** Start of Given records **

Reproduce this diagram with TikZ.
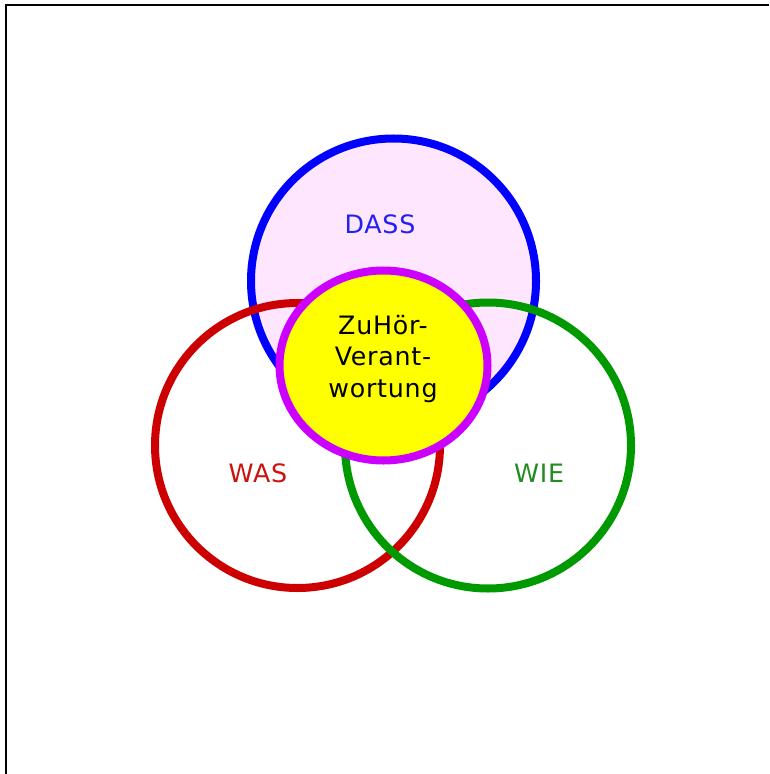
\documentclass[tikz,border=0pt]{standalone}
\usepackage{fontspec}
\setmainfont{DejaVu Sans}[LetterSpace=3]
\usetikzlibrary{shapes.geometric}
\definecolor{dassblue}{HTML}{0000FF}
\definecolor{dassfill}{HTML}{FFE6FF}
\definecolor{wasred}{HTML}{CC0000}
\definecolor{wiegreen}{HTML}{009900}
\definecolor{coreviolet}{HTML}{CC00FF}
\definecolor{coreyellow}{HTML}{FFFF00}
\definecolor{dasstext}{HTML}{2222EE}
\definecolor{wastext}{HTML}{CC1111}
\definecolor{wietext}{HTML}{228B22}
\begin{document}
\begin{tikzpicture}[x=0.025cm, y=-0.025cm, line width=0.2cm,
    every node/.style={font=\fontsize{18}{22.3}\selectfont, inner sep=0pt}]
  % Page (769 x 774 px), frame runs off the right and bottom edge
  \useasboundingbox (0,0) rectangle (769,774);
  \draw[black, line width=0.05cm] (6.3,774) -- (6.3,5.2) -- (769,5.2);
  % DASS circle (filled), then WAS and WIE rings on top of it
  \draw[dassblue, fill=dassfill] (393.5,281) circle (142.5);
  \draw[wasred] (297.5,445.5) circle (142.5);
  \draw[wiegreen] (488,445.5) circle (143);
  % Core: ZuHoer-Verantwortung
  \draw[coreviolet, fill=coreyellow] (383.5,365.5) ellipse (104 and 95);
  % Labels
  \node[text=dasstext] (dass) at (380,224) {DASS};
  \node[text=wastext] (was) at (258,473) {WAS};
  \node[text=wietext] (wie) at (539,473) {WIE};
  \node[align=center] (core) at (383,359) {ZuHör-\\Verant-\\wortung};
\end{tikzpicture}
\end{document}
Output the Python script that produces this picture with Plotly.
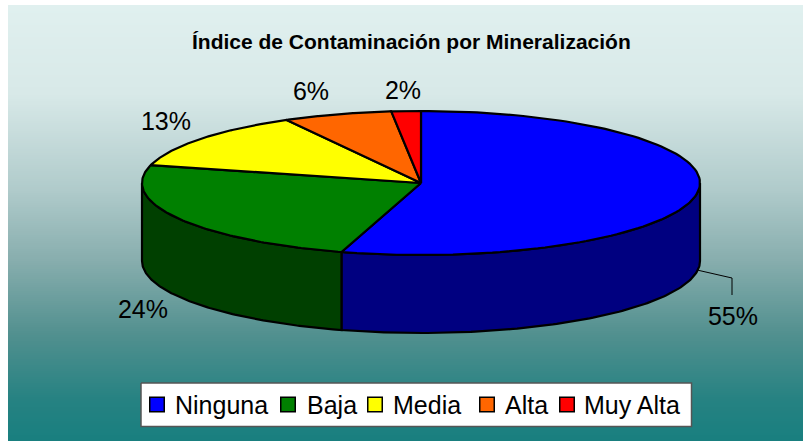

** End of Given records **

◆ **Exercise**: Go back to the records above and write them out exactly, without the pictures.

◆ **Solution**:
Reproduce this diagram with TikZ.
\documentclass[tikz,border=0pt]{standalone}
\usepackage{fontspec}
\setmainfont{DejaVu Sans}[LetterSpace=3]
\usetikzlibrary{shapes.geometric}
\definecolor{dassblue}{HTML}{0000FF}
\definecolor{dassfill}{HTML}{FFE6FF}
\definecolor{wasred}{HTML}{CC0000}
\definecolor{wiegreen}{HTML}{009900}
\definecolor{coreviolet}{HTML}{CC00FF}
\definecolor{coreyellow}{HTML}{FFFF00}
\definecolor{dasstext}{HTML}{2222EE}
\definecolor{wastext}{HTML}{CC1111}
\definecolor{wietext}{HTML}{228B22}
\begin{document}
\begin{tikzpicture}[x=0.025cm, y=-0.025cm, line width=0.2cm,
    every node/.style={font=\fontsize{18}{22.3}\selectfont, inner sep=0pt}]
  % Page (769 x 774 px), frame runs off the right and bottom edge
  \useasboundingbox (0,0) rectangle (769,774);
  \draw[black, line width=0.05cm] (6.3,774) -- (6.3,5.2) -- (769,5.2);
  % DASS circle (filled), then WAS and WIE rings on top of it
  \draw[dassblue, fill=dassfill] (393.5,281) circle (142.5);
  \draw[wasred] (297.5,445.5) circle (142.5);
  \draw[wiegreen] (488,445.5) circle (143);
  % Core: ZuHoer-Verantwortung
  \draw[coreviolet, fill=coreyellow] (383.5,365.5) ellipse (104 and 95);
  % Labels
  \node[text=dasstext] (dass) at (380,224) {DASS};
  \node[text=wastext] (was) at (258,473) {WAS};
  \node[text=wietext] (wie) at (539,473) {WIE};
  \node[align=center] (core) at (383,359) {ZuHör-\\Verant-\\wortung};
\end{tikzpicture}
\end{document}
Output the Python script that produces this picture with Plotly.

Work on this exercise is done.